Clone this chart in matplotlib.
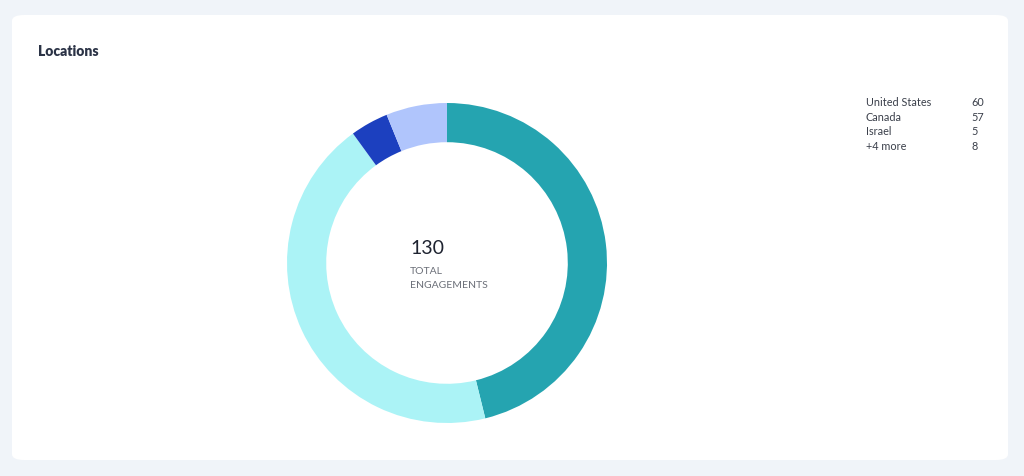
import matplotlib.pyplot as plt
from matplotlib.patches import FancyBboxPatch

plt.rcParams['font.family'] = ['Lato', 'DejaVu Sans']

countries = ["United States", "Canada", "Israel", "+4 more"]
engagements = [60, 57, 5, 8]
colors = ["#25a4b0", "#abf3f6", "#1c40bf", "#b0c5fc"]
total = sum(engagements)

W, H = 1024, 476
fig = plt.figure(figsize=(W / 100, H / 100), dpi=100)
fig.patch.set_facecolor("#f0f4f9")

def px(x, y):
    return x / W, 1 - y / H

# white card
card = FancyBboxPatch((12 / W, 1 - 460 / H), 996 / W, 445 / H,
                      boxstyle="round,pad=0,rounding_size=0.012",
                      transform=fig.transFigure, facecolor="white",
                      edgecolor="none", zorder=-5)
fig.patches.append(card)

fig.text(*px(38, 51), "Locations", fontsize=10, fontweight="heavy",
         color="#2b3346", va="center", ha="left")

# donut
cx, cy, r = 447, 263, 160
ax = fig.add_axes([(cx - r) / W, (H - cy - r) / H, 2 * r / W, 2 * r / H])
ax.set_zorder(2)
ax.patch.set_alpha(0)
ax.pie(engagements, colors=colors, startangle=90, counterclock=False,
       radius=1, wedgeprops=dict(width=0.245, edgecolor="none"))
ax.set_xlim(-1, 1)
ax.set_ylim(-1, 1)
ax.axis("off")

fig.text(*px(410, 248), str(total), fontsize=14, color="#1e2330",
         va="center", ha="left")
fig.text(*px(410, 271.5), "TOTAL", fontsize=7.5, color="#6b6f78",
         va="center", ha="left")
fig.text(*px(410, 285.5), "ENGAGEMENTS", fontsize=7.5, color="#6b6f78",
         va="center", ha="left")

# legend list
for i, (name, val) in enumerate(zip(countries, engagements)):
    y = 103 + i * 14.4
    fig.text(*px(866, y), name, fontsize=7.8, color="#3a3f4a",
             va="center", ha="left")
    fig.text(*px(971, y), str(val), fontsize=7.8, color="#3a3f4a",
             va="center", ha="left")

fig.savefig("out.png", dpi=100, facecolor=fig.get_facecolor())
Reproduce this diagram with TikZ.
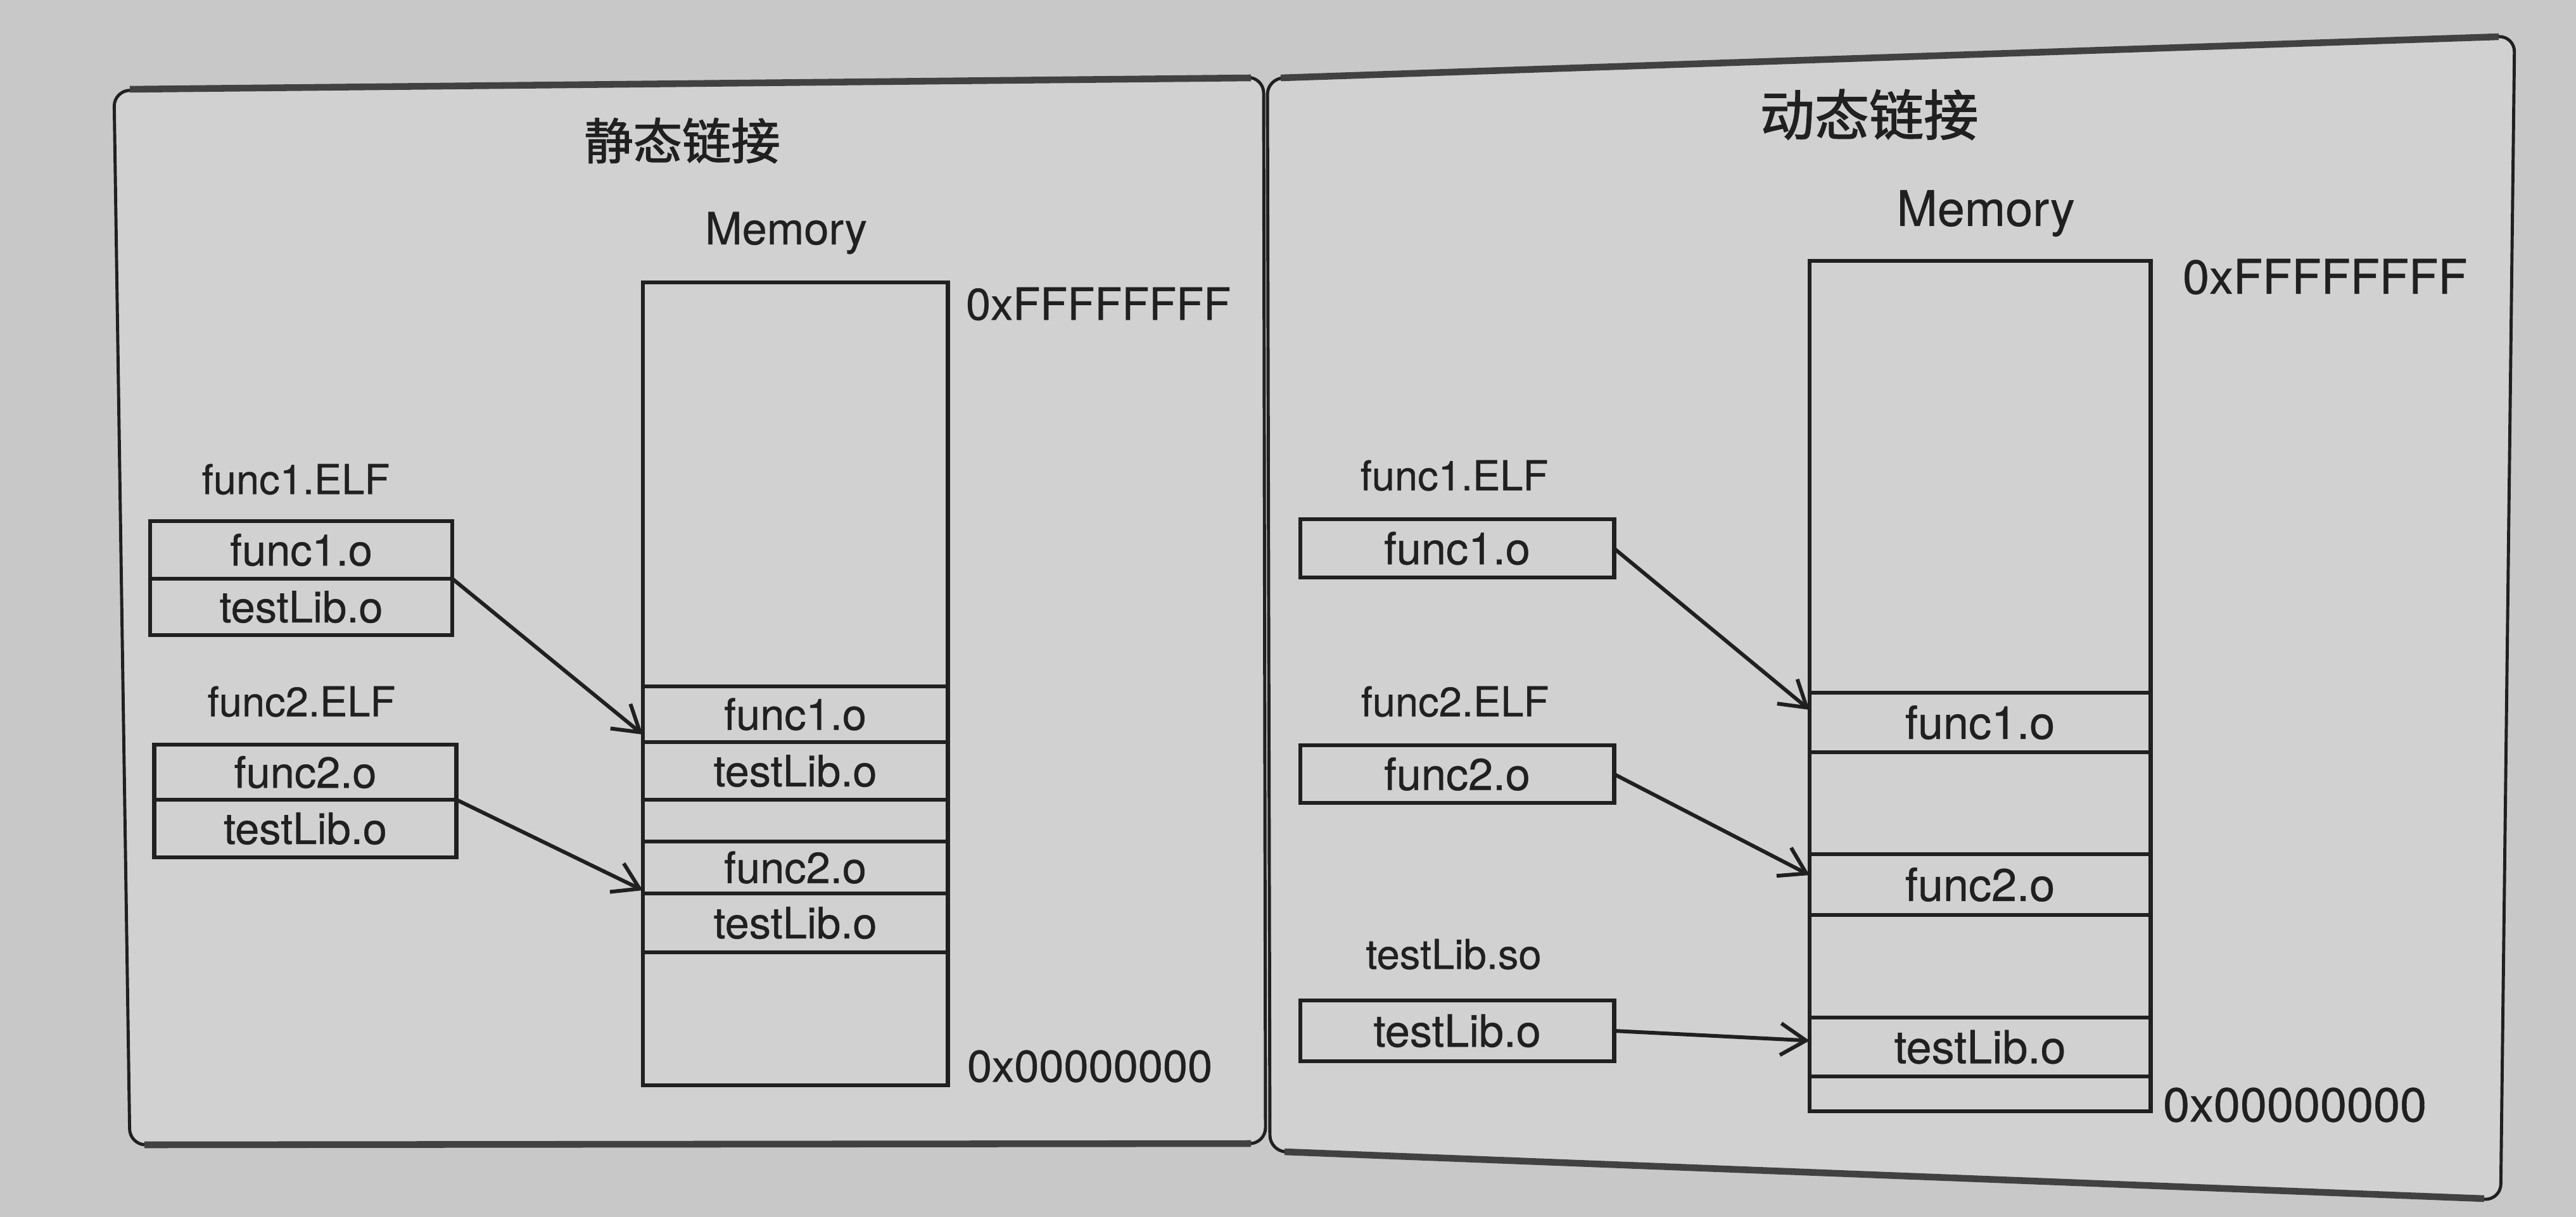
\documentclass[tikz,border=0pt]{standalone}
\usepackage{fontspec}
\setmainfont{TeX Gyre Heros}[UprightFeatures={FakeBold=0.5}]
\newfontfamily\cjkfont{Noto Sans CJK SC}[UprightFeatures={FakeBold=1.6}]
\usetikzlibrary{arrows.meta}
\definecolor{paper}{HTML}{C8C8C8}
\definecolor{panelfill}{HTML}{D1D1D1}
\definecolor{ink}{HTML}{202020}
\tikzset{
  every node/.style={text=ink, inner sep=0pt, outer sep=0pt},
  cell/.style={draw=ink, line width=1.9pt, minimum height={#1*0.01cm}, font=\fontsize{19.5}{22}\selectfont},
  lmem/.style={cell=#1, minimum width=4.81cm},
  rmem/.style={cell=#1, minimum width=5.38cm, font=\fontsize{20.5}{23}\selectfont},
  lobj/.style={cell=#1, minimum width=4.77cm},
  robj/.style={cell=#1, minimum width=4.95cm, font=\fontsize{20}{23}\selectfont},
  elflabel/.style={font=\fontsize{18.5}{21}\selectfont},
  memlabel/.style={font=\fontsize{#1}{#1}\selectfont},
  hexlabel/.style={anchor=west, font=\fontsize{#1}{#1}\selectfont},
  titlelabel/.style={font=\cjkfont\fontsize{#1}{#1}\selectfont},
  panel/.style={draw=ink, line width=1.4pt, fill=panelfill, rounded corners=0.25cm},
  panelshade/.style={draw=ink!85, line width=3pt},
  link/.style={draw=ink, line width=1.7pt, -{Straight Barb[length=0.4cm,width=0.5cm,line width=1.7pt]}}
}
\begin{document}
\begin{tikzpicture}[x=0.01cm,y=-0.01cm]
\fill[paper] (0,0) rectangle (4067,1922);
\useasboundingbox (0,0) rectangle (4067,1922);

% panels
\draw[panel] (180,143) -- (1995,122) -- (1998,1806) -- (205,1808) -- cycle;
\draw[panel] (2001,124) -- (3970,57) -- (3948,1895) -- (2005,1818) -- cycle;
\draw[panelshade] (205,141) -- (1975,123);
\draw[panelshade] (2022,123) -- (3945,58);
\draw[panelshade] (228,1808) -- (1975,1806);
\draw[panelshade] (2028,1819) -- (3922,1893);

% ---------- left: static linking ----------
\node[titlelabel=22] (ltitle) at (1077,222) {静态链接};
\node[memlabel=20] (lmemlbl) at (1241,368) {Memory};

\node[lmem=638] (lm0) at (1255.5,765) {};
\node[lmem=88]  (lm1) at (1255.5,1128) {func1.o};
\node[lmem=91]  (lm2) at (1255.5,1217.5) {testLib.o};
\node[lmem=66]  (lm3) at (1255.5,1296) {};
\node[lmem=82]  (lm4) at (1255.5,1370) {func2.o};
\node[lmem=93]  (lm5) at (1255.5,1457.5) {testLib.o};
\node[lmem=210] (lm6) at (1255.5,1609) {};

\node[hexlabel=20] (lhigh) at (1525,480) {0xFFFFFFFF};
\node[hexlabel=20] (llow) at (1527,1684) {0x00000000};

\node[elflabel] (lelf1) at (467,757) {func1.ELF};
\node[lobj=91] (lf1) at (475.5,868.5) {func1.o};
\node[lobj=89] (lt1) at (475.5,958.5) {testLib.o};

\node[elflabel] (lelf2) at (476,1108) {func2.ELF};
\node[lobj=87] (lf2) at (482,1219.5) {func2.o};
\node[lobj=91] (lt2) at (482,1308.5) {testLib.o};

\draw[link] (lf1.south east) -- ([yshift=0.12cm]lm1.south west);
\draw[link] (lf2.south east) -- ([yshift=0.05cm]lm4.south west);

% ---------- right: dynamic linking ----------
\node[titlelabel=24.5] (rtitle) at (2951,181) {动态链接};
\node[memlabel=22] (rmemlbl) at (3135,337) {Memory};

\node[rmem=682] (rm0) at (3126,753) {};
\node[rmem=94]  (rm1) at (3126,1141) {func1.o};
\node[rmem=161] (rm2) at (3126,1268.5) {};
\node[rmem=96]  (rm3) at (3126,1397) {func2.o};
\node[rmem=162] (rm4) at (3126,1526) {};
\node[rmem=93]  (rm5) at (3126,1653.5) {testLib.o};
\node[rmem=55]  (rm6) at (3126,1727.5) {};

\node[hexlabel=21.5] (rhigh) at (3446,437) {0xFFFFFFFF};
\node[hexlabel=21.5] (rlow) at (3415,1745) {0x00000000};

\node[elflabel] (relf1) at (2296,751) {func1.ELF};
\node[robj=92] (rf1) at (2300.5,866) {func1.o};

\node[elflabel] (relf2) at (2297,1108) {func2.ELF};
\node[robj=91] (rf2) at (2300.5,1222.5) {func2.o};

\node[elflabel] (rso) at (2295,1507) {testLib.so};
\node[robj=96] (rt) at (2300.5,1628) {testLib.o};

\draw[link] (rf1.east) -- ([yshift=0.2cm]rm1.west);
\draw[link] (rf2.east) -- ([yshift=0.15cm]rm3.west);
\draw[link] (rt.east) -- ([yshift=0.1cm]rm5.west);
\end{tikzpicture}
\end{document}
◆ ◆ ◆
- [To do]: All of the material above is to be copied exactly, except for its images.

- [Correct response]:
Clone this chart in matplotlib.
import matplotlib.pyplot as plt
from matplotlib.patches import FancyBboxPatch

plt.rcParams['font.family'] = ['Lato', 'DejaVu Sans']

countries = ["United States", "Canada", "Israel", "+4 more"]
engagements = [60, 57, 5, 8]
colors = ["#25a4b0", "#abf3f6", "#1c40bf", "#b0c5fc"]
total = sum(engagements)

W, H = 1024, 476
fig = plt.figure(figsize=(W / 100, H / 100), dpi=100)
fig.patch.set_facecolor("#f0f4f9")

def px(x, y):
    return x / W, 1 - y / H

# white card
card = FancyBboxPatch((12 / W, 1 - 460 / H), 996 / W, 445 / H,
                      boxstyle="round,pad=0,rounding_size=0.012",
                      transform=fig.transFigure, facecolor="white",
                      edgecolor="none", zorder=-5)
fig.patches.append(card)

fig.text(*px(38, 51), "Locations", fontsize=10, fontweight="heavy",
         color="#2b3346", va="center", ha="left")

# donut
cx, cy, r = 447, 263, 160
ax = fig.add_axes([(cx - r) / W, (H - cy - r) / H, 2 * r / W, 2 * r / H])
ax.set_zorder(2)
ax.patch.set_alpha(0)
ax.pie(engagements, colors=colors, startangle=90, counterclock=False,
       radius=1, wedgeprops=dict(width=0.245, edgecolor="none"))
ax.set_xlim(-1, 1)
ax.set_ylim(-1, 1)
ax.axis("off")

fig.text(*px(410, 248), str(total), fontsize=14, color="#1e2330",
         va="center", ha="left")
fig.text(*px(410, 271.5), "TOTAL", fontsize=7.5, color="#6b6f78",
         va="center", ha="left")
fig.text(*px(410, 285.5), "ENGAGEMENTS", fontsize=7.5, color="#6b6f78",
         va="center", ha="left")

# legend list
for i, (name, val) in enumerate(zip(countries, engagements)):
    y = 103 + i * 14.4
    fig.text(*px(866, y), name, fontsize=7.8, color="#3a3f4a",
             va="center", ha="left")
    fig.text(*px(971, y), str(val), fontsize=7.8, color="#3a3f4a",
             va="center", ha="left")

fig.savefig("out.png", dpi=100, facecolor=fig.get_facecolor())
Reproduce this diagram with TikZ.
\documentclass[tikz,border=0pt]{standalone}
\usepackage{fontspec}
\setmainfont{TeX Gyre Heros}[UprightFeatures={FakeBold=0.5}]
\newfontfamily\cjkfont{Noto Sans CJK SC}[UprightFeatures={FakeBold=1.6}]
\usetikzlibrary{arrows.meta}
\definecolor{paper}{HTML}{C8C8C8}
\definecolor{panelfill}{HTML}{D1D1D1}
\definecolor{ink}{HTML}{202020}
\tikzset{
  every node/.style={text=ink, inner sep=0pt, outer sep=0pt},
  cell/.style={draw=ink, line width=1.9pt, minimum height={#1*0.01cm}, font=\fontsize{19.5}{22}\selectfont},
  lmem/.style={cell=#1, minimum width=4.81cm},
  rmem/.style={cell=#1, minimum width=5.38cm, font=\fontsize{20.5}{23}\selectfont},
  lobj/.style={cell=#1, minimum width=4.77cm},
  robj/.style={cell=#1, minimum width=4.95cm, font=\fontsize{20}{23}\selectfont},
  elflabel/.style={font=\fontsize{18.5}{21}\selectfont},
  memlabel/.style={font=\fontsize{#1}{#1}\selectfont},
  hexlabel/.style={anchor=west, font=\fontsize{#1}{#1}\selectfont},
  titlelabel/.style={font=\cjkfont\fontsize{#1}{#1}\selectfont},
  panel/.style={draw=ink, line width=1.4pt, fill=panelfill, rounded corners=0.25cm},
  panelshade/.style={draw=ink!85, line width=3pt},
  link/.style={draw=ink, line width=1.7pt, -{Straight Barb[length=0.4cm,width=0.5cm,line width=1.7pt]}}
}
\begin{document}
\begin{tikzpicture}[x=0.01cm,y=-0.01cm]
\fill[paper] (0,0) rectangle (4067,1922);
\useasboundingbox (0,0) rectangle (4067,1922);

% panels
\draw[panel] (180,143) -- (1995,122) -- (1998,1806) -- (205,1808) -- cycle;
\draw[panel] (2001,124) -- (3970,57) -- (3948,1895) -- (2005,1818) -- cycle;
\draw[panelshade] (205,141) -- (1975,123);
\draw[panelshade] (2022,123) -- (3945,58);
\draw[panelshade] (228,1808) -- (1975,1806);
\draw[panelshade] (2028,1819) -- (3922,1893);

% ---------- left: static linking ----------
\node[titlelabel=22] (ltitle) at (1077,222) {静态链接};
\node[memlabel=20] (lmemlbl) at (1241,368) {Memory};

\node[lmem=638] (lm0) at (1255.5,765) {};
\node[lmem=88]  (lm1) at (1255.5,1128) {func1.o};
\node[lmem=91]  (lm2) at (1255.5,1217.5) {testLib.o};
\node[lmem=66]  (lm3) at (1255.5,1296) {};
\node[lmem=82]  (lm4) at (1255.5,1370) {func2.o};
\node[lmem=93]  (lm5) at (1255.5,1457.5) {testLib.o};
\node[lmem=210] (lm6) at (1255.5,1609) {};

\node[hexlabel=20] (lhigh) at (1525,480) {0xFFFFFFFF};
\node[hexlabel=20] (llow) at (1527,1684) {0x00000000};

\node[elflabel] (lelf1) at (467,757) {func1.ELF};
\node[lobj=91] (lf1) at (475.5,868.5) {func1.o};
\node[lobj=89] (lt1) at (475.5,958.5) {testLib.o};

\node[elflabel] (lelf2) at (476,1108) {func2.ELF};
\node[lobj=87] (lf2) at (482,1219.5) {func2.o};
\node[lobj=91] (lt2) at (482,1308.5) {testLib.o};

\draw[link] (lf1.south east) -- ([yshift=0.12cm]lm1.south west);
\draw[link] (lf2.south east) -- ([yshift=0.05cm]lm4.south west);

% ---------- right: dynamic linking ----------
\node[titlelabel=24.5] (rtitle) at (2951,181) {动态链接};
\node[memlabel=22] (rmemlbl) at (3135,337) {Memory};

\node[rmem=682] (rm0) at (3126,753) {};
\node[rmem=94]  (rm1) at (3126,1141) {func1.o};
\node[rmem=161] (rm2) at (3126,1268.5) {};
\node[rmem=96]  (rm3) at (3126,1397) {func2.o};
\node[rmem=162] (rm4) at (3126,1526) {};
\node[rmem=93]  (rm5) at (3126,1653.5) {testLib.o};
\node[rmem=55]  (rm6) at (3126,1727.5) {};

\node[hexlabel=21.5] (rhigh) at (3446,437) {0xFFFFFFFF};
\node[hexlabel=21.5] (rlow) at (3415,1745) {0x00000000};

\node[elflabel] (relf1) at (2296,751) {func1.ELF};
\node[robj=92] (rf1) at (2300.5,866) {func1.o};

\node[elflabel] (relf2) at (2297,1108) {func2.ELF};
\node[robj=91] (rf2) at (2300.5,1222.5) {func2.o};

\node[elflabel] (rso) at (2295,1507) {testLib.so};
\node[robj=96] (rt) at (2300.5,1628) {testLib.o};

\draw[link] (rf1.east) -- ([yshift=0.2cm]rm1.west);
\draw[link] (rf2.east) -- ([yshift=0.15cm]rm3.west);
\draw[link] (rt.east) -- ([yshift=0.1cm]rm5.west);
\end{tikzpicture}
\end{document}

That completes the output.